The bus displays here say "Fahrtende" when they're terminating at the current bus stop, means literally "journey's end".

But of course Fahrt sounds like fart 🫢

In German right now, the whole gendering thing is a thing, and some companies find the "*:innen" ending to be a little too political, so instead of saying Erzieher:innen they might say Erzieherende (educators vs. those who educate).

ANYWAY.

That means that to me now "Fahrtende" sounds like "those who fart" 🤭

Even better, it actually says "Fahrtende, bitte nicht einsteigen."

"Those who fart, please don't get on."

It begs the question, are we considered "farting people" all the time, because in general everybody farts, or is one only Fahrtende during gas expulsion?

I mean in speech, you can hear the difference.
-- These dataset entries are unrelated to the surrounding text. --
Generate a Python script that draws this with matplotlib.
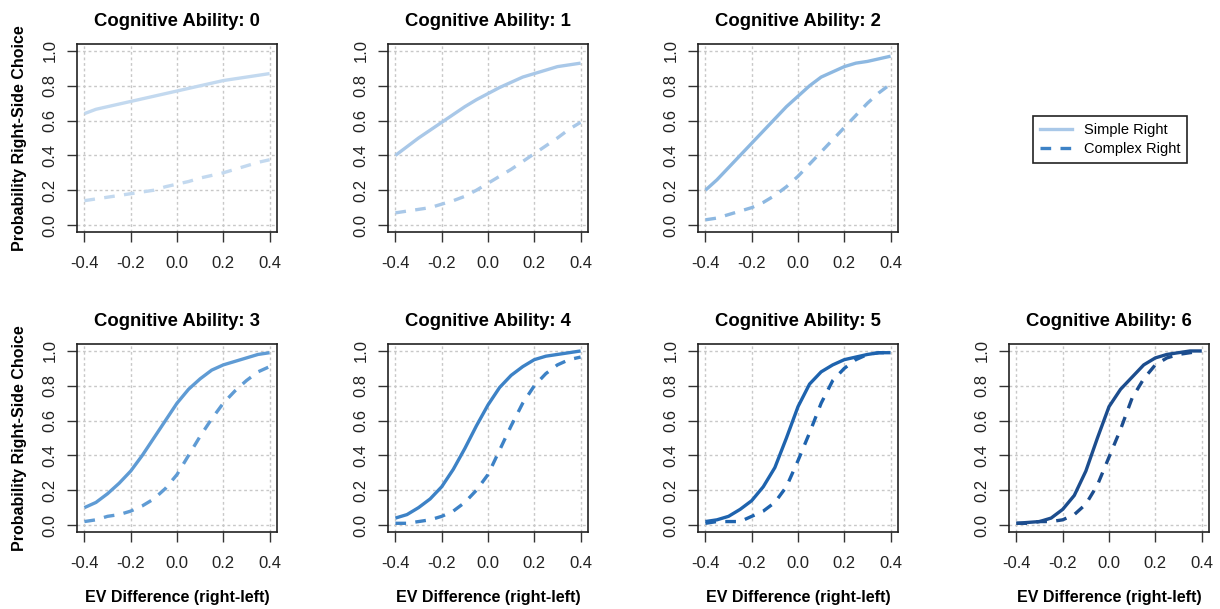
import numpy as np
import matplotlib
matplotlib.use("Agg")
import matplotlib.pyplot as plt
from matplotlib.lines import Line2D

plt.rcParams['font.family'] = ['Liberation Sans', 'DejaVu Sans']

ev_diff = [-0.4, -0.35, -0.3, -0.25, -0.2, -0.15, -0.1, -0.05, 0.0,
           0.05, 0.1, 0.15, 0.2, 0.25, 0.3, 0.35, 0.4]

simple_0 = [0.64, 0.665, 0.68, 0.695, 0.71, 0.725, 0.74, 0.755, 0.77, 0.785, 0.80, 0.815, 0.83, 0.84, 0.85, 0.86, 0.87]
complex_0 = [0.14, 0.15, 0.16, 0.17, 0.18, 0.19, 0.20, 0.22, 0.235, 0.25, 0.27, 0.285, 0.30, 0.32, 0.34, 0.36, 0.375]
simple_1 = [0.40, 0.45, 0.50, 0.545, 0.59, 0.635, 0.68, 0.72, 0.755, 0.79, 0.82, 0.85, 0.87, 0.89, 0.91, 0.92, 0.93]
complex_1 = [0.07, 0.08, 0.09, 0.10, 0.12, 0.14, 0.165, 0.20, 0.24, 0.28, 0.32, 0.365, 0.41, 0.455, 0.50, 0.55, 0.59]
simple_2 = [0.20, 0.26, 0.33, 0.40, 0.47, 0.54, 0.61, 0.68, 0.74, 0.80, 0.85, 0.88, 0.91, 0.93, 0.94, 0.955, 0.97]
complex_2 = [0.03, 0.04, 0.06, 0.08, 0.10, 0.13, 0.17, 0.22, 0.28, 0.35, 0.42, 0.49, 0.56, 0.63, 0.70, 0.76, 0.81]
simple_3 = [0.10, 0.13, 0.18, 0.24, 0.31, 0.40, 0.50, 0.60, 0.70, 0.78, 0.84, 0.89, 0.92, 0.94, 0.96, 0.98, 0.99]
complex_3 = [0.02, 0.03, 0.05, 0.06, 0.08, 0.11, 0.15, 0.21, 0.29, 0.40, 0.51, 0.61, 0.70, 0.77, 0.83, 0.88, 0.91]
simple_4 = [0.04, 0.06, 0.10, 0.15, 0.22, 0.32, 0.44, 0.57, 0.69, 0.79, 0.86, 0.91, 0.95, 0.97, 0.98, 0.99, 1.0]
complex_4 = [0.01, 0.01, 0.02, 0.03, 0.05, 0.08, 0.13, 0.20, 0.29, 0.43, 0.57, 0.70, 0.80, 0.87, 0.92, 0.95, 0.965]
simple_5 = [0.02, 0.03, 0.05, 0.09, 0.14, 0.22, 0.33, 0.50, 0.68, 0.81, 0.88, 0.92, 0.95, 0.965, 0.98, 0.99, 0.99]
complex_5 = [0.01, 0.02, 0.02, 0.02, 0.05, 0.08, 0.13, 0.22, 0.37, 0.53, 0.70, 0.83, 0.90, 0.95, 0.98, 0.99, 0.99]
simple_6 = [0.01, 0.015, 0.02, 0.04, 0.09, 0.17, 0.31, 0.50, 0.68, 0.78, 0.85, 0.92, 0.96, 0.98, 0.99, 1.0, 1.0]
complex_6 = [0.01, 0.01, 0.02, 0.02, 0.03, 0.06, 0.12, 0.23, 0.39, 0.55, 0.73, 0.84, 0.92, 0.96, 0.98, 0.99, 1.0]

simple_all = [simple_0, simple_1, simple_2, simple_3, simple_4, simple_5, simple_6]
complex_all = [complex_0, complex_1, complex_2, complex_3, complex_4, complex_5, complex_6]
colors = ['#c3d9ef', '#a9c8e8', '#8db8e1', '#5f9bd4', '#3d82c6', '#1e63ae', '#1c4d8e']

fig = plt.figure(figsize=(12.2, 6.09), dpi=100)

W, H = 1220, 609
lefts = [77, 388, 698, 1009]
tops = [44, 344]
bw, bh = 200, 188

for k in range(7):
    row = 0 if k < 3 else 1
    col = k if k < 3 else k - 3
    ax = fig.add_axes([lefts[col] / W, 1 - (tops[row] + bh) / H, bw / W, bh / H])
    ax.plot(ev_diff, simple_all[k], color=colors[k], lw=2.4, solid_capstyle='butt')
    ax.plot(ev_diff, complex_all[k], color=colors[k], lw=2.4, dashes=(3.2, 2.8))
    ax.set_xlim(-0.432, 0.432)
    ax.set_ylim(-0.04, 1.04)
    ax.set_xticks([-0.4, -0.2, 0.0, 0.2, 0.4])
    ax.set_xticklabels(['-0.4', '-0.2', '0.0', '0.2', '0.4'])
    ax.set_yticks([0.0, 0.2, 0.4, 0.6, 0.8, 1.0])
    ax.set_yticklabels(['0.0', '0.2', '0.4', '0.6', '0.8', '1.0'], rotation=90, va='center')
    ax.grid(True, color='#c8c8c8', lw=1, linestyle=(0, (2, 2)))
    ax.tick_params(direction='out', length=7, width=1, color='#333333', labelsize=12,
                   labelcolor='#222222')
    ax.tick_params(axis='x', pad=10)
    ax.tick_params(axis='y', pad=7)
    for s in ax.spines.values():
        s.set_linewidth(1.2)
        s.set_color('#222222')
    ax.set_title('Cognitive Ability: %d' % k, fontsize=13.3, fontweight='bold', pad=13)
    if col == 0:
        ax.set_ylabel('Probability Right-Side Choice', fontsize=11.5, fontweight='bold', labelpad=11)
    if row == 1:
        ax.set_xlabel('EV Difference (right-left)', fontsize=11.5, fontweight='bold', labelpad=14)

handles = [Line2D([], [], color='#a9c8e8', lw=2.4),
           Line2D([], [], color='#3d82c6', lw=2.4, dashes=(3.2, 2.8))]
leg = fig.legend(handles, ['Simple Right', 'Complex Right'], loc='center',
                 bbox_to_anchor=(1110 / W, 1 - 139.5 / H), fontsize=10.5,
                 fancybox=False, edgecolor='#222222', framealpha=1,
                 handlelength=2.2, labelspacing=0.35, borderpad=0.5)
leg.get_frame().set_linewidth(1.2)

fig.savefig('out.png', dpi=100)
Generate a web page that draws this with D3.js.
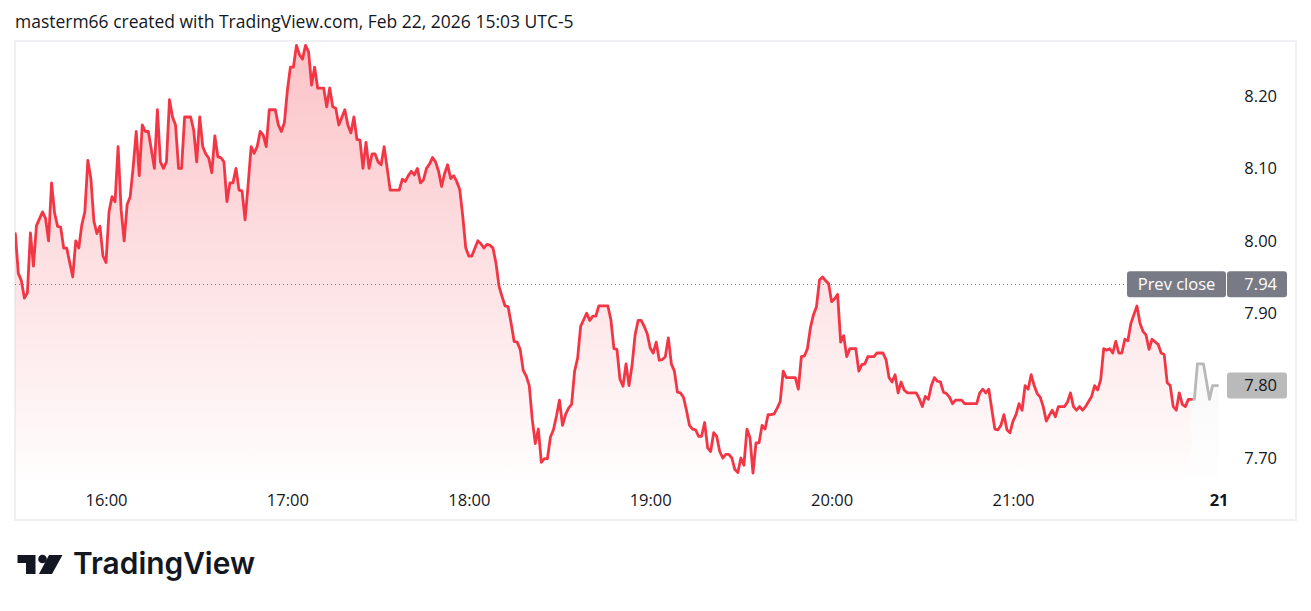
<!DOCTYPE html>
<html>
<head>
<meta charset="utf-8">
<script src="https://cdn.jsdelivr.net/npm/d3@7"></script>
<style>
  html, body { margin: 0; padding: 0; background: #fff; }
  svg { display: block; }
</style>
</head>
<body>
<svg id="chart" width="1311" height="611"></svg>
<script>
// ---- data: 1-min closes, index = minutes after 15:30 (null = not read) ----
var regular = [
  8.010, 7.955, 7.945, 7.921, 7.928, 8.011, 7.965, 8.021, null, 8.040,
  8.031, 8.000, 8.080, 8.038, 8.020, 8.019, 7.990, 7.990, null, 7.950,
  8.000, 7.990, 8.022, 8.040, 8.111, 8.086, 8.027, 8.010, 8.020, 7.979,
  7.970, 8.040, 8.061, 8.054, 8.130, 8.043, 8.000, 8.050, 8.061, 8.102,
  8.151, 8.090, 8.160, 8.151, 8.151, 8.126, 8.100, 8.181, 8.109, 8.100,
  8.109, 8.195, 8.171, 8.160, 8.100, 8.100, 8.171, 8.171, 8.171, 8.153,
  8.109, 8.171, 8.130, 8.120, 8.114, 8.094, 8.145, 8.116, 8.115, 8.109,
  8.054, 8.080, 8.080, 8.100, 8.070, 8.069, 8.029, 8.077, 8.130, 8.121,
  8.130, 8.151, 8.146, 8.130, 8.181, 8.181, 8.181, 8.160, 8.151, 8.163,
  8.208, 8.240, 8.240, 8.270, 8.257, 8.251, 8.270, 8.261, 8.215, 8.240,
  8.211, 8.211, 8.211, 8.185, 8.211, 8.185, 8.183, 8.160, null, 8.181,
  8.160, 8.149, 8.171, 8.140, 8.139, 8.100, 8.136, 8.100, 8.120, 8.120,
  8.109, 8.105, 8.130, 8.100, 8.070, 8.070, 8.070, 8.070, 8.085, 8.082,
  8.090, 8.096, 8.091, 8.100, 8.080, 8.084, 8.100, 8.106, 8.115, 8.109,
  8.096, 8.075, 8.093, 8.105, 8.086, 8.090, 8.082, 8.071, 8.034, 7.990,
  7.979, 7.979, null, 8.000, 7.996, 7.990, 7.995, 7.994, 7.990, 7.969,
  7.937, 7.923, 7.910, 7.909, 7.886, 7.861, 7.860, 7.850, 7.821, 7.813,
  7.800, 7.753, 7.720, 7.740, 7.694, 7.699, 7.699, 7.729, 7.739, 7.758,
  7.780, 7.745, 7.760, 7.769, 7.774, 7.820, 7.838, 7.882, 7.891, 7.900,
  7.890, 7.896, 7.896, 7.910, 7.910, 7.910, 7.910, 7.891, 7.851, 7.850,
  7.809, 7.799, 7.830, 7.800, 7.828, 7.870, 7.890, 7.890, 7.882, 7.872,
  7.852, 7.845, 7.860, 7.835, 7.836, 7.840, 7.866, 7.830, 7.820, 7.791,
  7.790, 7.784, 7.766, 7.745, 7.740, 7.739, 7.730, 7.730, 7.749, 7.714,
  7.709, 7.735, 7.730, 7.709, 7.700, 7.705, 7.705, 7.700, 7.684, 7.680,
  7.700, 7.690, 7.740, 7.728, 7.679, 7.721, 7.721, 7.745, 7.740, 7.760,
  7.760, 7.761, 7.769, 7.778, 7.820, 7.811, 7.811, 7.811, 7.811, 7.795,
  7.840, 7.841, 7.851, 7.880, 7.898, 7.909, 7.946, 7.950, 7.945, 7.941,
  7.916, 7.920, 7.926, 7.860, 7.869, 7.840, 7.851, 7.851, 7.851, 7.820,
  7.829, 7.830, 7.840, 7.840, 7.840, 7.845, 7.845, 7.845, 7.836, 7.811,
  7.805, 7.815, 7.790, 7.805, 7.794, 7.790, 7.790, 7.790, 7.790, 7.782,
  7.771, 7.785, 7.781, 7.800, 7.811, 7.806, 7.805, 7.791, 7.789, 7.784,
  7.775, 7.780, 7.780, 7.780, 7.775, 7.775, 7.775, 7.775, 7.775, 7.790,
  7.795, 7.790, 7.795, 7.767, 7.740, 7.739, 7.745, 7.760, 7.739, 7.735,
  7.751, 7.760, 7.775, 7.766, 7.800, 7.795, 7.815, 7.800, 7.789, 7.784,
  7.771, 7.751, 7.759, 7.766, 7.757, 7.771, 7.771, 7.771, 7.777, 7.790,
  7.771, 7.766, 7.771, 7.766, 7.771, 7.778, 7.785, 7.800, 7.794, 7.808,
  7.851, 7.849, 7.851, 7.845, 7.861, 7.845, 7.845, 7.864, 7.862, 7.886,
  7.898, 7.910, 7.886, 7.875, 7.870, 7.850, 7.864, null, 7.857, 7.845,
  7.843, 7.804, 7.800, 7.771, 7.766, 7.790, 7.774, 7.771, 7.781, 7.781
];
// post-market (grey), starts at the last regular minute
var postStart = 389;
var post = [7.781, 7.781, 7.830, 7.830, 7.830, null, 7.781, 7.800, 7.800, 7.800];

var priceTicks = [7.70, 7.80, 7.90, 8.00, 8.10, 8.20];
var timeTicks  = [30, 90, 150, 210, 270, 330, 398];          // minutes after 15:30
var timeLabels = ["16:00", "17:00", "18:00", "19:00", "20:00", "21:00", "21"];
var prevClose = 7.94;
var lastPrice = 7.80;
var header = "masterm66 created with TradingView.com, Feb 22, 2026 15:03 UTC-5";

// ---- frame ----
var svg = d3.select("#chart");
var FONT = "'Open Sans', 'Noto Sans', sans-serif";
var INK = "#131722";
var pane = { left: 15, top: 41, right: 1226, bottom: 478 };

var x = d3.scaleLinear().domain([30, 330]).range([106, 1013]);
var y = d3.scaleLinear().domain([7.70, 8.20]).range([458, 96]);

var regPts = regular.map(function (p, i) { return { m: i, p: p }; })
  .filter(function (d) { return d.p != null; });
var postPts = post.map(function (p, i) { return { m: postStart + i, p: p }; })
  .filter(function (d) { return d.p != null; });

// gradients
var defs = svg.append("defs");
var gR = defs.append("linearGradient").attr("id", "gRed")
  .attr("gradientUnits", "userSpaceOnUse")
  .attr("x1", 0).attr("x2", 0).attr("y1", pane.top).attr("y2", pane.bottom);
gR.append("stop").attr("offset", 0).attr("stop-color", "#f23645").attr("stop-opacity", 0.3);
gR.append("stop").attr("offset", 1).attr("stop-color", "#f23645").attr("stop-opacity", 0.01);
var gG = defs.append("linearGradient").attr("id", "gGrey")
  .attr("gradientUnits", "userSpaceOnUse")
  .attr("x1", 0).attr("x2", 0).attr("y1", pane.top).attr("y2", pane.bottom);
gG.append("stop").attr("offset", 0).attr("stop-color", "#9598a1").attr("stop-opacity", 0.22);
gG.append("stop").attr("offset", 1).attr("stop-color", "#9598a1").attr("stop-opacity", 0.01);
defs.append("clipPath").attr("id", "paneClip").append("rect")
  .attr("x", pane.left).attr("y", pane.top)
  .attr("width", pane.right - pane.left).attr("height", pane.bottom - pane.top);

// header
var head = svg.append("text")
  .attr("x", 15).attr("y", 28)
  .attr("font-family", FONT).attr("font-size", 16).attr("font-weight", 500).attr("fill", INK)
  .text(header);
var hw = head.node().getComputedTextLength();
head.attr("font-size", 16 * 559 / hw);

// outer border
svg.append("rect")
  .attr("x", 15).attr("y", 41).attr("width", 1281).attr("height", 479)
  .attr("fill", "none").attr("stroke", "#eef0f3").attr("stroke-width", 2);

var plot = svg.append("g").attr("clip-path", "url(#paneClip)");

var area = d3.area()
  .x(function (d) { return x(d.m); })
  .y0(pane.bottom)
  .y1(function (d) { return y(d.p); });
var line = d3.line()
  .x(function (d) { return x(d.m); })
  .y(function (d) { return y(d.p); });

plot.append("path").datum(regPts).attr("d", area).attr("fill", "url(#gRed)");
plot.append("path").datum(postPts).attr("d", area).attr("fill", "url(#gGrey)");

// prev close dotted line
plot.append("line")
  .attr("x1", pane.left).attr("x2", pane.right)
  .attr("y1", Math.round(y(prevClose)) + 0.5).attr("y2", Math.round(y(prevClose)) + 0.5)
  .attr("stroke", "#787b86").attr("stroke-width", 1)
  .attr("stroke-dasharray", "1 3");

plot.append("path").datum(postPts).attr("d", line)
  .attr("fill", "none").attr("stroke", "#b8b8b8").attr("stroke-width", 2.8)
  .attr("stroke-linejoin", "round");
plot.append("path").datum(regPts).attr("d", line)
  .attr("fill", "none").attr("stroke", "#f23645").attr("stroke-width", 2.8)
  .attr("stroke-linejoin", "round").attr("stroke-linecap", "round");

// price axis
var yAxis = svg.append("g")
  .attr("transform", "translate(1277,0)")
  .call(d3.axisLeft(y).tickValues(priceTicks).tickSize(0).tickPadding(0)
    .tickFormat(function (d) { return d.toFixed(2); }));
yAxis.select(".domain").remove();
yAxis.selectAll("text").attr("font-family", FONT).attr("font-size", 16.5).attr("fill", INK);

// time axis
var xAxis = svg.append("g")
  .attr("transform", "translate(0,494)")
  .call(d3.axisBottom(x).tickValues(timeTicks).tickSize(0).tickPadding(0)
    .tickFormat(function (d, i) { return timeLabels[i]; }));
xAxis.select(".domain").remove();
xAxis.selectAll("text").attr("font-family", FONT).attr("font-size", 16.5).attr("fill", INK)
  .attr("font-weight", function (d, i) { return timeLabels[i].indexOf(":") < 0 ? 700 : 400; });

// prev close label
var yc = y(prevClose);
var pc = svg.append("g");
pc.append("rect").attr("x", 1127).attr("y", yc - 13).attr("width", 99).attr("height", 26)
  .attr("rx", 3).attr("fill", "#787b86");
pc.append("rect").attr("x", 1227).attr("y", yc - 13).attr("width", 60).attr("height", 26)
  .attr("rx", 3).attr("fill", "#787b86");
pc.append("text").attr("x", 1176.5).attr("y", yc).attr("dy", "0.35em")
  .attr("text-anchor", "middle").attr("font-family", FONT).attr("font-size", 16.5)
  .attr("font-weight", 500).attr("fill", "#fff").text("Prev close");
pc.append("text").attr("x", 1277).attr("y", yc).attr("dy", "0.35em")
  .attr("text-anchor", "end").attr("font-family", FONT).attr("font-size", 16.5)
  .attr("fill", "#fff").text(prevClose.toFixed(2));

// last price label
var yl = y(lastPrice);
svg.append("rect").attr("x", 1227).attr("y", yl - 13).attr("width", 60).attr("height", 26)
  .attr("rx", 3).attr("fill", "#bababa");
svg.append("text").attr("x", 1277).attr("y", yl).attr("dy", "0.35em")
  .attr("text-anchor", "end").attr("font-family", FONT).attr("font-size", 16.5)
  .attr("fill", INK).text(lastPrice.toFixed(2));

// TradingView logo
var logo = svg.append("g").attr("fill", "#131722");
logo.append("path").attr("d", "M17.5,555 H35.5 V574 H26 V563 H17.5 Z");
logo.append("circle").attr("cx", 42.5).attr("cy", 559).attr("r", 4.3);
logo.append("path").attr("d", "M49,555 H62.5 L52,574 H39 Z");
var brand = svg.append("text")
  .attr("x", 73).attr("y", 574)
  .attr("font-family", "Inter, 'Open Sans', sans-serif").attr("font-weight", 600)
  .attr("font-size", 25).attr("fill", "#131722")
  .text("TradingView");
var bw = brand.node().getComputedTextLength();
brand.attr("font-size", 25 * 182 / bw);
</script>
</body>
</html>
There's a very short stop between Fahrt- and -ende, whereas if it meant the rude version, it would roll through as one word instead of a compound word with two parts.

There a similar thing in Swedish with "tunnelbanan" - which means "the tunnel track" - their word for the underground metro system. Though there it's more an emphasis thing:

TUNnelBANan - the underground
TUNnelbaNAN - a tunnel banana

@sarajw this reminded me of a finnish compound word that amused me.

aamupalaveri is either aamu+palaveri, ‘morning meeting’, or aamupala+veri, ‘breakfast blood’

(I think the difference when spoken would be the slightly different emphasis on the syllables. AAmuPAlaveri or AAmupalaVEri.)

@benjamineskola lolol that one's great! Makes the daily morning standup seem rather more risky
@sarajw they could’ve been exclusionary and go with “Only anal retentive”. At least with “Fahrtende” there’s plausible deniability.